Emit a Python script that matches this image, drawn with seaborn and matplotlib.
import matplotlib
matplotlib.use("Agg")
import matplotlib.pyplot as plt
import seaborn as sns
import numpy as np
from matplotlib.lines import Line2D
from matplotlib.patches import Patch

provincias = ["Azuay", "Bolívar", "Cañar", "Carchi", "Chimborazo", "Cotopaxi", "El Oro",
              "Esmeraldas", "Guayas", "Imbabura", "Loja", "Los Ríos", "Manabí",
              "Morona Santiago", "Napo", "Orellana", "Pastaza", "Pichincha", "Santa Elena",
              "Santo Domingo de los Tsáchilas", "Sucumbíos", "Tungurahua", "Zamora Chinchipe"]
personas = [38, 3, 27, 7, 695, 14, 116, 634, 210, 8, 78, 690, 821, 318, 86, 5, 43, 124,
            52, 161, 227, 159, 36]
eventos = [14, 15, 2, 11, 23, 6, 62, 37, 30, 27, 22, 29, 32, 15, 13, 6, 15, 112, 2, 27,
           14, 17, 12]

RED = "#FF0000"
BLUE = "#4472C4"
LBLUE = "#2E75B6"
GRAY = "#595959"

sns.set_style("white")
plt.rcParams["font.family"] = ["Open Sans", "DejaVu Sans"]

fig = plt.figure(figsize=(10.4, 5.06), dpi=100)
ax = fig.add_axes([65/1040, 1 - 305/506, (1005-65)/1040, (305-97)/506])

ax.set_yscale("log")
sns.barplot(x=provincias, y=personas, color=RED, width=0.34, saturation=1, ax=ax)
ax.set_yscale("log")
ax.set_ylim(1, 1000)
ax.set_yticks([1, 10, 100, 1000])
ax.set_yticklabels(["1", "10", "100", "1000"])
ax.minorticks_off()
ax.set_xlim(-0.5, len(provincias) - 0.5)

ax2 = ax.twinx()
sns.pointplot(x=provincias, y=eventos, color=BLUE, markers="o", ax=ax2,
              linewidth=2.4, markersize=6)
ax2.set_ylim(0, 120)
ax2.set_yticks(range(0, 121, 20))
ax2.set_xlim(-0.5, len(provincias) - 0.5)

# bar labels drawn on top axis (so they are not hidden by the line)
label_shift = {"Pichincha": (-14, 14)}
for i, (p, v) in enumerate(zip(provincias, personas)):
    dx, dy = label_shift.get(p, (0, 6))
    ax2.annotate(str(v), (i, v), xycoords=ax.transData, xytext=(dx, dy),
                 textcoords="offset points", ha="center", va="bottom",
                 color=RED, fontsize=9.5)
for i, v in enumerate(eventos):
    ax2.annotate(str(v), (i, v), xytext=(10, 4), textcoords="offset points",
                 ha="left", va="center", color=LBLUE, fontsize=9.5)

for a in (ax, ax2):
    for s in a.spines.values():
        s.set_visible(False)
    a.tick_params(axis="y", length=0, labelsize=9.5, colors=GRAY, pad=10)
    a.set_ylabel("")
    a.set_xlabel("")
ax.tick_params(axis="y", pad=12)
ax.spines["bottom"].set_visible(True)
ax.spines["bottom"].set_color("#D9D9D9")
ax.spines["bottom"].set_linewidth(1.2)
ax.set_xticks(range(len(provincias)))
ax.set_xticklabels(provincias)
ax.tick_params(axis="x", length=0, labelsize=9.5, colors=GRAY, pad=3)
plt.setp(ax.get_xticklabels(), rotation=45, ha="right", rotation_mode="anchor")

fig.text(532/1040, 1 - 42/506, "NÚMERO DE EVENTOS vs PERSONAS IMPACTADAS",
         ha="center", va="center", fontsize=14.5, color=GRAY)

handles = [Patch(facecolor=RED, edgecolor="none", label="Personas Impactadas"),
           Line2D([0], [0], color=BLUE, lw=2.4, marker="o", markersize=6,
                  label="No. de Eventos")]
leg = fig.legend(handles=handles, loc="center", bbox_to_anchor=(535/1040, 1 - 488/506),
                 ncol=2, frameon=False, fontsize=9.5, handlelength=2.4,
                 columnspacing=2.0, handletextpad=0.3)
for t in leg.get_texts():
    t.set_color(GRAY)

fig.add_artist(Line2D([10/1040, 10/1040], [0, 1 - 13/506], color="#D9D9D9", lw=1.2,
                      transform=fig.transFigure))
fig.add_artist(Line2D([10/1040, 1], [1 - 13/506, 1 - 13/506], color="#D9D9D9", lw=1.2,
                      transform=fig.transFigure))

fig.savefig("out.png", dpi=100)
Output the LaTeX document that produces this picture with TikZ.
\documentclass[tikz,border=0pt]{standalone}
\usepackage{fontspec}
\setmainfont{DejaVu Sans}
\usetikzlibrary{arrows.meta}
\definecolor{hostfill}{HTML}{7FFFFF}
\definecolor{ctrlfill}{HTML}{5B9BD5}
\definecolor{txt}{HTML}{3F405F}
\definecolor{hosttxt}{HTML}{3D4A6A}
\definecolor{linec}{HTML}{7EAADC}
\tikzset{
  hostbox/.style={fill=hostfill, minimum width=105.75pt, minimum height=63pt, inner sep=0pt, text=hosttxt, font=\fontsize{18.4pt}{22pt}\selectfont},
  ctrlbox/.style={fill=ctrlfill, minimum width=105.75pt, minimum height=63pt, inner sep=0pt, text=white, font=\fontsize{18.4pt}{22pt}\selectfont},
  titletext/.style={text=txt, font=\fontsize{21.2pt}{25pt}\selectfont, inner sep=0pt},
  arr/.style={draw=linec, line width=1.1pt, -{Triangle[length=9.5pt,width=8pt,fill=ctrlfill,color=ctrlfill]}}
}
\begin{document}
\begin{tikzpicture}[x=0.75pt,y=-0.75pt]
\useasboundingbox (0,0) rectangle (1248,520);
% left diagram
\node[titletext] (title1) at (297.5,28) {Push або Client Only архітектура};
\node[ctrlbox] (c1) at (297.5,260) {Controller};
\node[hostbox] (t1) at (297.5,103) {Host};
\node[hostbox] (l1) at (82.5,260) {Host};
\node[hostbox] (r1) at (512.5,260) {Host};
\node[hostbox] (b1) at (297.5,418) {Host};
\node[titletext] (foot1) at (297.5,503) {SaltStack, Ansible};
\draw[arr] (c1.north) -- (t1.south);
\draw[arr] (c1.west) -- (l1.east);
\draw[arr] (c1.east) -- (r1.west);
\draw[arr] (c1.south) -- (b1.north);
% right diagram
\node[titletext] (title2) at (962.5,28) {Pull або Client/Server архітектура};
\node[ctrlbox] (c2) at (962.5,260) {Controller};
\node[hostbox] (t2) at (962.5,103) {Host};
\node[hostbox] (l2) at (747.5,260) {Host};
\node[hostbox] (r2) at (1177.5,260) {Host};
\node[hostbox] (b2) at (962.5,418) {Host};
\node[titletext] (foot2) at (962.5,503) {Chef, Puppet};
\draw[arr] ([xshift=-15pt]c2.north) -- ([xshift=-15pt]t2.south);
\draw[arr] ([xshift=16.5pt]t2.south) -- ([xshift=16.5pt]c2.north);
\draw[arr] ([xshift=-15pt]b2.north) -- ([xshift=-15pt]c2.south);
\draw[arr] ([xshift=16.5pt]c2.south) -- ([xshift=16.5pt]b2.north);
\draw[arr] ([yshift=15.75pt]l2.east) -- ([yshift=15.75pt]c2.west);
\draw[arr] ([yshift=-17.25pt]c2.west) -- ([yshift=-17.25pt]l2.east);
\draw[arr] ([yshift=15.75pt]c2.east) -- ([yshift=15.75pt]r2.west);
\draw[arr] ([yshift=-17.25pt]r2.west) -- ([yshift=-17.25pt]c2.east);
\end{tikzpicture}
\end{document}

------------------------------------

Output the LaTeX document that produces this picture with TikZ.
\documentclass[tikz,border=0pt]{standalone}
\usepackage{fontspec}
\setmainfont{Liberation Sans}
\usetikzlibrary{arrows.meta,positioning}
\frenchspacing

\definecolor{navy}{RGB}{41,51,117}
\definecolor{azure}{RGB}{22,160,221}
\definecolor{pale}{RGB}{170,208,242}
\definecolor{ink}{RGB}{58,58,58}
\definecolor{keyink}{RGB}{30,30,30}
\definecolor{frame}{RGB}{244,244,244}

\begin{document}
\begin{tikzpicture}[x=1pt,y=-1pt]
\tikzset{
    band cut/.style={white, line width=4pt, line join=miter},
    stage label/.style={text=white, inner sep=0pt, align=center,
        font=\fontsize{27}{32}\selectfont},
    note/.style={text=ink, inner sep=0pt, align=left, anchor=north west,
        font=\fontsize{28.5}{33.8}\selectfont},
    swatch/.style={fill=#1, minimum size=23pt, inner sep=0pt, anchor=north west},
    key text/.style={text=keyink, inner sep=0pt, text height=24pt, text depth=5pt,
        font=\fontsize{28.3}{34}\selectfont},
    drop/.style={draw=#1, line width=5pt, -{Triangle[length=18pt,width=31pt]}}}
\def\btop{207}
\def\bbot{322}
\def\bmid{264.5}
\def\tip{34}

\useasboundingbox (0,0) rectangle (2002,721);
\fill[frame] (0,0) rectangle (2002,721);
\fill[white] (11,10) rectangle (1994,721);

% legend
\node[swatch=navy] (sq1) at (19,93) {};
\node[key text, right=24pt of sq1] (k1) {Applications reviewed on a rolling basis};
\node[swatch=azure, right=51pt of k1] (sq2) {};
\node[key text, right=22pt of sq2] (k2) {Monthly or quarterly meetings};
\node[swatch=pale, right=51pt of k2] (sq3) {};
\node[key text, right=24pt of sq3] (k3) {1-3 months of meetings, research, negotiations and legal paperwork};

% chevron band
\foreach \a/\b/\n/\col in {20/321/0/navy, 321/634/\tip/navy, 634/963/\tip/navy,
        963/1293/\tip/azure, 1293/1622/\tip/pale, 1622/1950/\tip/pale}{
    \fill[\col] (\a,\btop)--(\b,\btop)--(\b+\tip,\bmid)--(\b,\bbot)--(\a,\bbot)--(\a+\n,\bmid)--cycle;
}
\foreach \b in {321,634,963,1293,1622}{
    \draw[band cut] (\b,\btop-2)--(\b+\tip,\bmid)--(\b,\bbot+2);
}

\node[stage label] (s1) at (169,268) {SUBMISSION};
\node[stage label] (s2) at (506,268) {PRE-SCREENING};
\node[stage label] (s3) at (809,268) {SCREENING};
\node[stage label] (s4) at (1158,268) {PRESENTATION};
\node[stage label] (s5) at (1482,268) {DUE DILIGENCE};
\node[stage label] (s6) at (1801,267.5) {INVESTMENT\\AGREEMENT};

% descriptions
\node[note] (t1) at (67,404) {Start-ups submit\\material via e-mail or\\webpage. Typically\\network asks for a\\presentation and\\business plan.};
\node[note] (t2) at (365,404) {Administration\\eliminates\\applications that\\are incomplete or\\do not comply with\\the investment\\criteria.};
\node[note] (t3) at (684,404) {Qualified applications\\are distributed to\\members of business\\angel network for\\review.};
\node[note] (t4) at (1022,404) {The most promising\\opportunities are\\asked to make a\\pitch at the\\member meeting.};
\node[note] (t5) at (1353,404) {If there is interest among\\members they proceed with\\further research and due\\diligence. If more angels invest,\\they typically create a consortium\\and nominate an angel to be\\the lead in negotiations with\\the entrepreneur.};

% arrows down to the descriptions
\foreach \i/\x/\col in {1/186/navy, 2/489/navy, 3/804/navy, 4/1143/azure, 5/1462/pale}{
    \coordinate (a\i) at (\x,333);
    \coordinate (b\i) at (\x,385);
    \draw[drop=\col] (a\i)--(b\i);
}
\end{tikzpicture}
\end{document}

------------------------------------

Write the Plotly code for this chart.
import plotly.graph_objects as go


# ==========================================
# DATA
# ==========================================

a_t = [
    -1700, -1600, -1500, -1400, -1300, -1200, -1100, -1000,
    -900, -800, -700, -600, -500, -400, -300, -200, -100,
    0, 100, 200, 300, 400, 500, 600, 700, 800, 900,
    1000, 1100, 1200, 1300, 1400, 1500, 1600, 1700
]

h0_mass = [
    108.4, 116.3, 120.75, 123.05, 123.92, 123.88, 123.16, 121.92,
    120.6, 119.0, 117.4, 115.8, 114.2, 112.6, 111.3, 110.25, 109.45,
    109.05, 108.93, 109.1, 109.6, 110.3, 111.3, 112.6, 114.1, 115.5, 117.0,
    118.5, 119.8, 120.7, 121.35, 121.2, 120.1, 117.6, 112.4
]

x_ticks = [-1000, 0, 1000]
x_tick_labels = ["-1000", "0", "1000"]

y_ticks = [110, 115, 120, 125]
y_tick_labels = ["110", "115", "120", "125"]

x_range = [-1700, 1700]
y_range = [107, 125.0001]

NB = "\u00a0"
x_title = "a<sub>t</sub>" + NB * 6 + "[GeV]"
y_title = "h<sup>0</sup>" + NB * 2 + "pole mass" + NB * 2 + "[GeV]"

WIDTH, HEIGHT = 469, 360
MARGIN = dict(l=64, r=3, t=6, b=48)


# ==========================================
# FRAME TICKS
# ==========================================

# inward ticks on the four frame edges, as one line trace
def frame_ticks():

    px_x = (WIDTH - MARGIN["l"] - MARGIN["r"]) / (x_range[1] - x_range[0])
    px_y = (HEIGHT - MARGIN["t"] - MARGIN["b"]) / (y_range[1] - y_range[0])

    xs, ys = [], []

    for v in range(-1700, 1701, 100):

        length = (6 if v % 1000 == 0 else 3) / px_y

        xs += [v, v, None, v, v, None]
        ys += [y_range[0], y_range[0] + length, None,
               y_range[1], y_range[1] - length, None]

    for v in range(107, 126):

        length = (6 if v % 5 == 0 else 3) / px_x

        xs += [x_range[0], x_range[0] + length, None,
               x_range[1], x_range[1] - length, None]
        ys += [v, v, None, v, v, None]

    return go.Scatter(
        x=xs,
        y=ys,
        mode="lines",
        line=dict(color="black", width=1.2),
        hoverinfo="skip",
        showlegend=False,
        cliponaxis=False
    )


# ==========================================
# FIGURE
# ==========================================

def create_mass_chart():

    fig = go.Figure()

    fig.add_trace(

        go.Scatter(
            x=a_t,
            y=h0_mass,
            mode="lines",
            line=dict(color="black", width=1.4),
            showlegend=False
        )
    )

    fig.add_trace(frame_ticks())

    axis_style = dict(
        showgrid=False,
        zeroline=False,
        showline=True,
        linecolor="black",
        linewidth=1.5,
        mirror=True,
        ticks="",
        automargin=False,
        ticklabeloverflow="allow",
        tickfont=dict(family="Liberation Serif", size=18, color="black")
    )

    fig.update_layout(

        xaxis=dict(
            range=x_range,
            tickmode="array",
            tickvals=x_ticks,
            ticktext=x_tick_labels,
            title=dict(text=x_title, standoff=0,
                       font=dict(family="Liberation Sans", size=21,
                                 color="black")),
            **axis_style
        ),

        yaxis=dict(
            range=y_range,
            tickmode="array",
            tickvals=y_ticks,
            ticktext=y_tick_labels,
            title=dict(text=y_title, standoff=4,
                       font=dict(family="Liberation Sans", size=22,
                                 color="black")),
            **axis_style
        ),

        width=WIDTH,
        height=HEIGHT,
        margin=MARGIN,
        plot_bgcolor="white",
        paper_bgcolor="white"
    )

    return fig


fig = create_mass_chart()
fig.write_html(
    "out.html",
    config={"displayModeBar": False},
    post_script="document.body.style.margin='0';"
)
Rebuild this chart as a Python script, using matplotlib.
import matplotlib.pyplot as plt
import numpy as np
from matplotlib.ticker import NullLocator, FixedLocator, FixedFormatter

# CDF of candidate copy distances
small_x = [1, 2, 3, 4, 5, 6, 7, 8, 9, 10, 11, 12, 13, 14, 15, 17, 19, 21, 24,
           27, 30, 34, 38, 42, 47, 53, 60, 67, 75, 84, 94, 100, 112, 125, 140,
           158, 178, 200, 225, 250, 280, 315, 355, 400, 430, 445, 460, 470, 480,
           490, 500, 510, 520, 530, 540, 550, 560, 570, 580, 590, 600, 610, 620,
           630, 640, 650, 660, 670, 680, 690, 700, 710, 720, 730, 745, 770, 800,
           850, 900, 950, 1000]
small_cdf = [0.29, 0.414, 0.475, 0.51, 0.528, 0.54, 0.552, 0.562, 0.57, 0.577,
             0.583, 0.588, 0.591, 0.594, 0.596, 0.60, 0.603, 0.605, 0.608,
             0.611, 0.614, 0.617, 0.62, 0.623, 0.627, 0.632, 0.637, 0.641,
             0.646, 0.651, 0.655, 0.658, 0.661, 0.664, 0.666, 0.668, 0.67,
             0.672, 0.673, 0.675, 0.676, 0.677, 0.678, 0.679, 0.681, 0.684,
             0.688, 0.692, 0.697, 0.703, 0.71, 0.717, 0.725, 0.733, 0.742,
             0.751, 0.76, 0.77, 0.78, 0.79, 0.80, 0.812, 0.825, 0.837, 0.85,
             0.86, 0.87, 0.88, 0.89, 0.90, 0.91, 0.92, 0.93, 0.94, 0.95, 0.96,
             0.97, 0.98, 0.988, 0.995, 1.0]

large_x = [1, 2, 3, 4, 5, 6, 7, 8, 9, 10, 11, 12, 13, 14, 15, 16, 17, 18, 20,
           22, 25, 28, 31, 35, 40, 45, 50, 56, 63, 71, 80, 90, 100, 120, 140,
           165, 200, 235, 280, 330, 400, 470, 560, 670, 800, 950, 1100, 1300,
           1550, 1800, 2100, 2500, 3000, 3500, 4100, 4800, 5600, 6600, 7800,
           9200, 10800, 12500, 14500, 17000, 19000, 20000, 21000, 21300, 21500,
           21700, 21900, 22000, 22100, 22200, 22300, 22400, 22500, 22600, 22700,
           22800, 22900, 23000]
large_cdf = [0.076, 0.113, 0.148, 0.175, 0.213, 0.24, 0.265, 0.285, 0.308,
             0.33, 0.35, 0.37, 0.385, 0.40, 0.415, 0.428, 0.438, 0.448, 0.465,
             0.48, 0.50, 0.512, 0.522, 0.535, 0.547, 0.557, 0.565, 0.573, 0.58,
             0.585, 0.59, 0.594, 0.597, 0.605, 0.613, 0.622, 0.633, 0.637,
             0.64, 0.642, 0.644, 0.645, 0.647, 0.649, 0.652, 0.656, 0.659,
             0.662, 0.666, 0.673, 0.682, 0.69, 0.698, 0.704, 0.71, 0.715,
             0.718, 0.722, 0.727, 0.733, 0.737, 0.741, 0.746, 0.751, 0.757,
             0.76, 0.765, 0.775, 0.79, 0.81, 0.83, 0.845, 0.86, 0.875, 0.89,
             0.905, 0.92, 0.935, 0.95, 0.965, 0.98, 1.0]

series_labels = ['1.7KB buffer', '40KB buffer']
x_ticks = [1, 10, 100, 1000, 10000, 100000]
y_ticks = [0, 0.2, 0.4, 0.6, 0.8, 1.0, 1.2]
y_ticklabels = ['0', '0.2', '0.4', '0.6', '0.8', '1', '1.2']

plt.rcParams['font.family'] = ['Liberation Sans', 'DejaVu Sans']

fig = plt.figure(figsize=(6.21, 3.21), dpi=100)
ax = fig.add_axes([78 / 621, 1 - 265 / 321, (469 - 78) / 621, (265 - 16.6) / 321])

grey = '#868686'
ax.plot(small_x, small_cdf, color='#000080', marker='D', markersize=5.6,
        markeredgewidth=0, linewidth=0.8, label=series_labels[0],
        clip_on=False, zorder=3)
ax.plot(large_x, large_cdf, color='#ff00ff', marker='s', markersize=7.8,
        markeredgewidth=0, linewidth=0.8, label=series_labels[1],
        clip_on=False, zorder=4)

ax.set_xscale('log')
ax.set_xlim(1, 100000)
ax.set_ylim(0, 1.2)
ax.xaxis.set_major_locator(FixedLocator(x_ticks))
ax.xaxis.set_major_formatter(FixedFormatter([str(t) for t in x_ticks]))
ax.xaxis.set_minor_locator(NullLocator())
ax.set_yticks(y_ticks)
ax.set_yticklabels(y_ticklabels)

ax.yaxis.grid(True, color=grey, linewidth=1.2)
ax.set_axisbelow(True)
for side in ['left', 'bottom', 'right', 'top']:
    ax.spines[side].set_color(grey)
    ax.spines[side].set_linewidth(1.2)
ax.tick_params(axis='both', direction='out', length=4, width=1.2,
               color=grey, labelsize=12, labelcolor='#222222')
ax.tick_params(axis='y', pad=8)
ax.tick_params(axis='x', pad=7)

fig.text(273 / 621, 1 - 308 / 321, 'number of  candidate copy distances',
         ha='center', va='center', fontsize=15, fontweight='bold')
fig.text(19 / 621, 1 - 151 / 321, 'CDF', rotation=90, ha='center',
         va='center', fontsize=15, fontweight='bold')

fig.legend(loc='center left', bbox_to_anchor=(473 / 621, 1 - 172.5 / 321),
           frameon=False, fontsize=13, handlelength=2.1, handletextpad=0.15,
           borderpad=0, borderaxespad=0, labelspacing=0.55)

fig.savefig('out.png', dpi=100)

------------------------------------

#### What to work on
Filter the records above for lines containing the word "that", and copy those lines.

#### Answer to the exercise
Emit a Python script that matches this image, drawn with seaborn and matplotlib.
Output the LaTeX document that produces this picture with TikZ.
Output the LaTeX document that produces this picture with TikZ.
\node[note] (t2) at (365,404) {Administration\\eliminates\\applications that\\are incomplete or\\do not comply with\\the investment\\criteria.};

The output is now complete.